Harvard's varsity record over the year was the finest in the University's history. In fact, the team has one of the three best intercollegiate debate records ever compiled. Out of twelve major tournaments attended during the regular season, Garvin and Rosenbaum placed in all of them, and won top honors at six, including contests at MIT, the University of Kentucky, the University of Georgia, Emory University, Marrietta College and Dartmouth College.
On the basis of this performance, Harvard was selected as the nation's top team by a committee of the American Forensic Association, and seeded first in the National Debate Tournament held this April at the Air Force Academy. Harvard's victory at the tournament represents the first time in eight years that an intercollegiate team has been able both to dominate national competition during the regular season, and then to emerge on top at the nationals. One rival coach wrote, "Many times in the past the best team in the nation has not won the NDT. This year it did."
The skills demonstrated by the Harvard team in winning this championship encompass qualities very different from the debater's stereotyped image as a William F. Buckley-type of verbal gymnast. Instead, academic debate has been evolving toward emphasis on such scholarly values as thoroughness of research and analytic depth. Although presentation is still important, academic debate today is much more a practical exercise in the techniques of evaluating public policy than a contest in rhetorical and persuasive skills. Ideally, tournament debate may be viewed as a laboratory in which alternative ideas generated by the social sciences are subjected to the test of hostile criticism, although many debates fall short of this standard.

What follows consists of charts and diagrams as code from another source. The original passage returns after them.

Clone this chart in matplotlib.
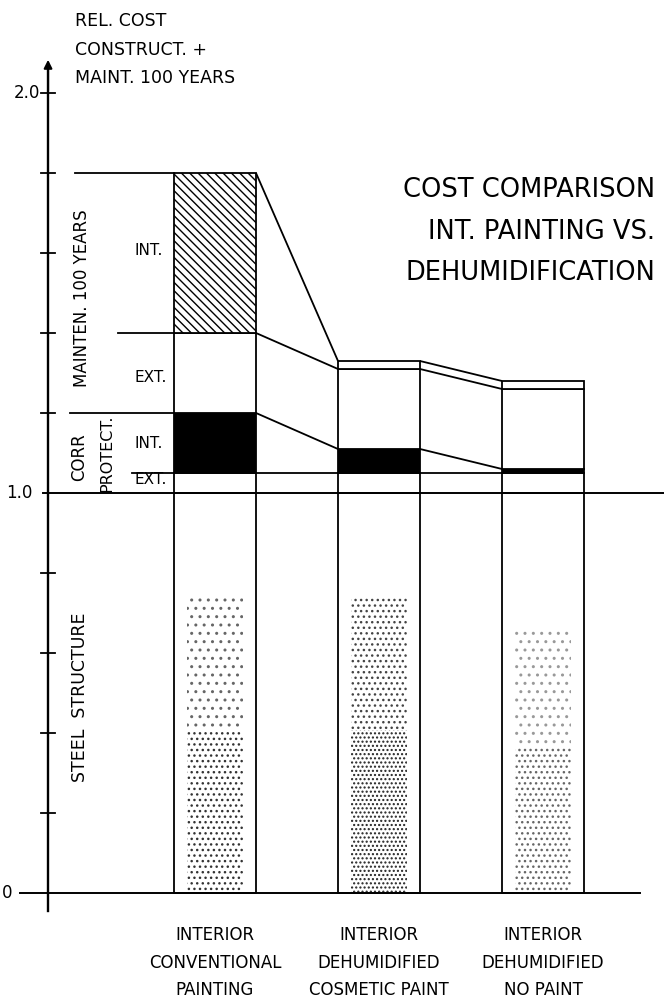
import numpy as np
import matplotlib
matplotlib.use("Agg")
import matplotlib.pyplot as plt

# ---- data ----
categories = ["INTERIOR\nCONVENTIONAL\nPAINTING",
              "INTERIOR\nDEHUMIDIFIED\nCOSMETIC PAINT",
              "INTERIOR\nDEHUMIDIFIED\nNO PAINT"]
steel = [1.00, 1.00, 1.00]
corr_ext = [0.05, 0.05, 0.05]
corr_int = [0.15, 0.06, 0.01]
maint_ext = [0.20, 0.20, 0.20]
maint_int = [0.40, 0.02, 0.02]
y_ticks = [0.0, 0.2, 0.4, 0.6, 0.8, 1.0, 1.2, 1.4, 1.6, 1.8, 2.0]
y_ticklabels = {0.0: "0", 1.0: "1.0", 2.0: "2.0"}

plt.rcParams['font.family'] = ['DejaVu Sans']
plt.rcParams['hatch.linewidth'] = 1.0

W, H = 664, 998
fig = plt.figure(figsize=(W / 100, H / 100), dpi=100)
ax = fig.add_axes([0, 0, 1, 1])
ax.set_xlim(-215 / 164, 449 / 164)
ax.set_ylim(-105 / 400, 893 / 400)
ax.axis('off')

x = np.arange(len(categories))
bw = 0.5
lw = 1.3

segments = [steel, corr_ext, corr_int, maint_ext, maint_int]
faces = ['white', 'white', 'black', 'white', 'white']
# hatch per segment, per bar (only the tall interior maintenance block of bar 1)
hatches = [[None] * 3, [None] * 3, [None] * 3, [None] * 3,
           ['\\\\\\\\', None, None]]
bottom = np.zeros(len(x))
tops = []
for seg, fc, hs in zip(segments, faces, hatches):
    vals = np.array(seg)
    for i in range(len(x)):
        ax.bar(x[i], vals[i], bw, bottom=bottom[i], facecolor=fc,
               edgecolor='black', linewidth=lw, hatch=hs[i], zorder=2)
    bottom = bottom + vals
    tops.append(bottom.copy())

# stipple texture in steel part (decorative)
stipple_top = [0.74, 0.74, 0.66]
stipple_hatch_low = ['...', '....', '...']
stipple_hatch_high = ['..', '...', '..']
stipple_col_low = ['#333333', '#222222', '#666666']
stipple_col_high = ['#666666', '#444444', '#999999']
for i in range(len(x)):
    ax.bar(x[i], stipple_top[i] * 0.55, 0.34, bottom=0, facecolor='none',
           edgecolor=stipple_col_low[i], linewidth=0,
           hatch=stipple_hatch_low[i], zorder=3)
    ax.bar(x[i], stipple_top[i] * 0.45, 0.34, bottom=stipple_top[i] * 0.55,
           facecolor='none', edgecolor=stipple_col_high[i], linewidth=0,
           hatch=stipple_hatch_high[i], zorder=3)

# connecting lines between bars
for level in tops[1:]:
    for i in range(len(x) - 1):
        ax.plot([x[i] + bw / 2, x[i + 1] - bw / 2], [level[i], level[i + 1]],
                color='black', lw=lw, zorder=2, solid_capstyle='butt')

# guide lines extending left from bar 1
guide_left = [-0.506, -0.884, -0.591, -0.854]
for lvl, xl in zip(tops[1:], guide_left):
    ax.plot([xl, x[0] - bw / 2], [lvl[0], lvl[0]], color='black', lw=lw, zorder=2)

# full-width lines at 0 and 1.0
ax.plot([-1.189, 2.59], [0, 0], color='black', lw=1.4, zorder=4)
ax.plot([-1.05, 2.74], [1.0, 1.0], color='black', lw=1.4, zorder=4)

# y axis with arrow
xa = -1.018
ax.plot([xa, xa], [-0.045, 2.07], color='black', lw=1.7, zorder=5)
ax.annotate('', xy=(xa, 2.09), xytext=(xa, 2.0),
            arrowprops=dict(arrowstyle='-|>', color='black', lw=1.5,
                            mutation_scale=12), zorder=5)
tick_half = 7 / 164
for t in y_ticks:
    if t in (0.0, 1.0):
        continue
    ax.plot([xa - tick_half, xa + tick_half], [t, t], color='black', lw=1.3, zorder=5)
ax.text(xa - 0.05, 2.0, y_ticklabels[2.0], ha='right', va='center', fontsize=12)
ax.text(xa - 0.095, 1.0, y_ticklabels[1.0], ha='right', va='center', fontsize=12)
ax.text(-1.265, 0.0, y_ticklabels[0.0], ha='center', va='center', fontsize=12)

# axis title
for txt, yp in zip(["REL. COST", "CONSTRUCT. +", "MAINT. 100 YEARS"], [21, 50, 78]):
    ax.text((75 - 215) / 164, (893 - yp) / 400, txt, ha='left', va='center',
            fontsize=12.5)

# chart title
for txt, yp in zip(["COST COMPARISON", "INT. PAINTING VS.", "DEHUMIDIFICATION"],
                   [190, 232, 273]):
    ax.text((655 - 215) / 164, (893 - yp) / 400, txt, ha='right', va='center',
            fontsize=18.5)

# left-side segment labels
def px(xp):
    return (xp - 215) / 164

def py(yp):
    return (893 - yp) / 400

ax.text(px(82), py(298), "MAINTEN. 100 YEARS", rotation=90, ha='center',
        va='center', fontsize=12)
ax.text(px(79), py(457), "CORR", rotation=90, ha='center', va='center', fontsize=12)
ax.text(px(107), py(453), "PROTECT.", rotation=90, ha='center', va='center',
        fontsize=11.5)
ax.text(px(80), py(697), "STEEL  STRUCTURE", rotation=90, ha='center',
        va='center', fontsize=12.5)
for txt, yp in zip(["INT.", "EXT.", "INT.", "EXT."], [250, 377, 443, 480]):
    ax.text(px(135), py(yp), txt, ha='left', va='center', fontsize=11)

# category labels
for i, cat in enumerate(categories):
    for j, line in enumerate(cat.split("\n")):
        ax.text(x[i], py(935 + 27.5 * j), line, ha='center', va='center',
                fontsize=12)

fig.savefig("out.png", dpi=100, facecolor='white')
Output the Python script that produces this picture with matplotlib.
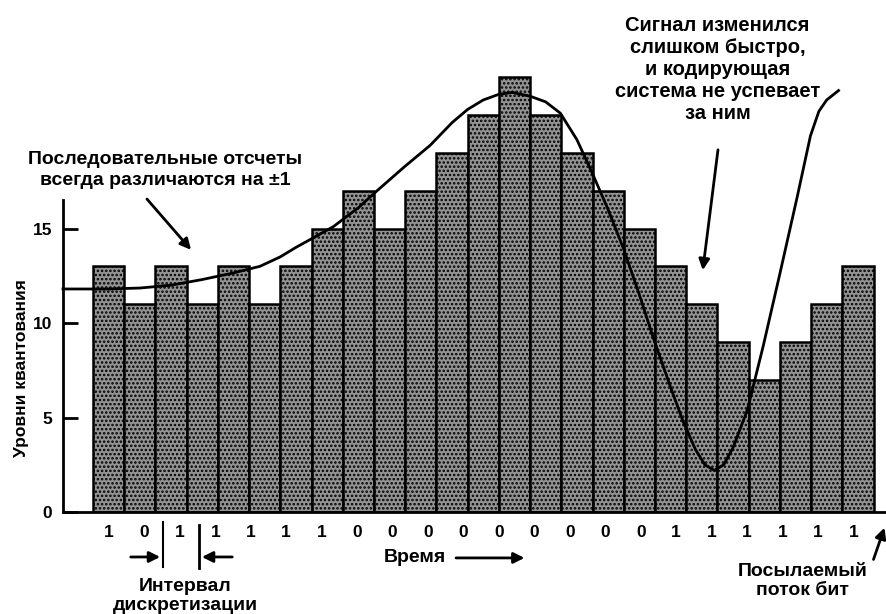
import numpy as np
import matplotlib
matplotlib.use("Agg")
import matplotlib.pyplot as plt

plt.rcParams['font.family'] = ['Liberation Sans', 'DejaVu Sans']
plt.rcParams['font.weight'] = 'bold'
plt.rcParams['hatch.linewidth'] = 1.2

# Данные: уровни квантования (высоты столбиков)
levels = [13, 11, 13, 11, 13, 11, 13, 15, 17, 15, 17, 19, 21, 23,
          21, 19, 17, 15, 13, 11, 9, 7, 9, 11, 13]
samples = np.arange(1, len(levels) + 1)

# Посылаемый поток бит
bits = ['1', '0', '1', '1', '1', '1', '1', '0', '0', '0', '0', '0',
        '0', '0', '0', '0', '1', '1', '1', '1', '1', '1']

# Исходный сигнал (точки)
sig_t = [-0.46, 1.0, 2.0, 3.0, 4.0, 5.0, 5.85, 6.5, 7.0, 7.55, 8.2, 9.0,
         9.6, 10.5, 11.3, 12.0, 12.5, 13.0, 13.5, 13.93, 14.5, 15.0, 15.47,
         16.0, 16.5, 17.0, 17.5, 18.0, 18.45, 19.0, 19.4, 19.8, 20.1, 20.4,
         20.7, 21.0, 21.46, 21.97, 22.5, 23.06, 23.48, 23.75, 24.0, 24.38]
sig_v = [11.8, 11.8, 11.85, 12.0, 12.3, 12.65, 13.0, 13.5, 14.0, 14.5,
         15.1, 16.1, 17.0, 18.3, 19.4, 20.6, 21.3, 21.8, 22.1, 22.2, 22.0,
         21.7, 21.1, 19.7, 17.9, 16.0, 13.9, 11.5, 9.2, 6.6, 4.8, 3.3, 2.5,
         2.2, 2.5, 3.4, 5.4, 8.8, 12.6, 16.7, 19.9, 21.2, 21.8, 22.3]

fig = plt.figure(figsize=(8.86, 6.14), dpi=100)
ax = fig.add_axes([63 / 886, 102 / 614, (886 - 63) / 886, 512 / 614])
ax.set_xlim(-0.46, 25.9)
ax.set_ylim(0, 27.09)

ax.bar(samples, levels, width=1.0, color='#939393', edgecolor='black',
       linewidth=1.8, hatch='....', zorder=2)
ax.plot(sig_t, sig_v, color='black', lw=2.0, zorder=3, clip_on=False,
        solid_joinstyle='round')

# Оси
for s in ['top', 'right']:
    ax.spines[s].set_visible(False)
ax.spines['left'].set_bounds(0, 16.5)
ax.spines['left'].set_linewidth(2)
ax.spines['bottom'].set_linewidth(2)
ax.set_xticks([])
ax.set_yticks([0, 5, 10, 15])
ax.tick_params(axis='y', direction='in', length=11, width=2, labelsize=12.5, pad=8)
ax.text(-1.78, 7.6, 'Уровни квантования', rotation=90, ha='center',
        va='center', fontsize=12.5)

# Биты под осью
bit_x = np.linspace(1.01, 24.86, len(bits))
for bx, b in zip(bit_x, bits):
    ax.text(bx, -1.11, b, ha='center', va='center', fontsize=12.5,
            fontweight='bold', clip_on=False)

ap = dict(arrowstyle='-|>', color='black', lw=2, mutation_scale=16)

ax.text(2.81, 18.1, 'Последовательные отсчеты\nвсегда различаются на ±1',
        ha='center', va='center', fontsize=14, linespacing=1.28)
ax.annotate('', xy=(3.7, 13.76), xytext=(2.17, 16.67), arrowprops=ap)

ax.text(20.5, 23.4, 'Сигнал изменился\nслишком быстро,\nи кодирующая\n'
        'система не успевает\nза ним', ha='center', va='center',
        fontsize=14.5, linespacing=1.2)
ax.annotate('', xy=(20.02, 12.65), xytext=(20.53, 19.31), arrowprops=ap)

# Интервал дискретизации
ax.plot([2.74, 2.74], [-0.53, -2.91], color='black', lw=1.5, clip_on=False)
ax.plot([3.9, 3.9], [-0.69, -2.96], color='black', lw=2, clip_on=False)
ax.annotate('', xy=(2.74, -2.38), xytext=(1.62, -2.38), arrowprops=ap,
            annotation_clip=False)
ax.annotate('', xy=(3.9, -2.38), xytext=(5.05, -2.38), arrowprops=ap,
            annotation_clip=False)
ax.text(3.45, -4.45, 'Интервал\nдискретизации', ha='center', va='center',
        fontsize=14, linespacing=1.15)

ax.text(10.82, -2.43, 'Время', ha='center', va='center', fontsize=14)
ax.annotate('', xy=(14.41, -2.43), xytext=(12.04, -2.43), arrowprops=ap,
            annotation_clip=False)

ax.text(23.22, -3.65, 'Посылаемый\nпоток бит', ha='center', va='center',
        fontsize=14, linespacing=1.15)
ax.annotate('', xy=(25.88, -0.69), xytext=(25.47, -2.65), arrowprops=ap,
            annotation_clip=False)

fig.savefig('out.png', dpi=100)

National debate topics are traditionally selected from among very broad social and foreign policy questions, with affirmative teams free to narrow their analysis to specific issues. For example, this year's resolution that "the federal government should control the supply and utilization of energy in the United States" was often interpreted in individual debates to mean that the Congress should ban nuclear power plants, pass strict coal mine safety legislation, enforce energy conservation measures, or restructure controls on air pollution resulting from power generation and use. The need to cover a large number of issues in depth demands a staggering amount of research.
Compounding this research burden is the emphasis on empiricism which characterizes tournament debate. Following the lead of economic and public policy research, standards of proof in academic debate have become increasingly quantitative. The last two years have witnessed the rise of statistical methodology as an important issue in many debate rounds.
The outcome of all this preparation is a form of cost-benefit analysis, where successive rebuttal opportunities help weed out poorly - reasoned and insufficiently-documented arguments. Teams succeed or fail on their ability to produce and defend concrete and empirically demonstrable advantages and disadvantages for particular proposals.
In the context of debate's evolution toward social science research, Garvin and Rosenbaum's accomplishment is more than an elecutionary victory or a shown of virtuosity in an isolated game. Debate's peculiar value is as a forum for the intensive testing of policy alternatives. For their demonstrated ability with this form of policy evaluation, the members of Harvard's championship team merit a great deal of respect.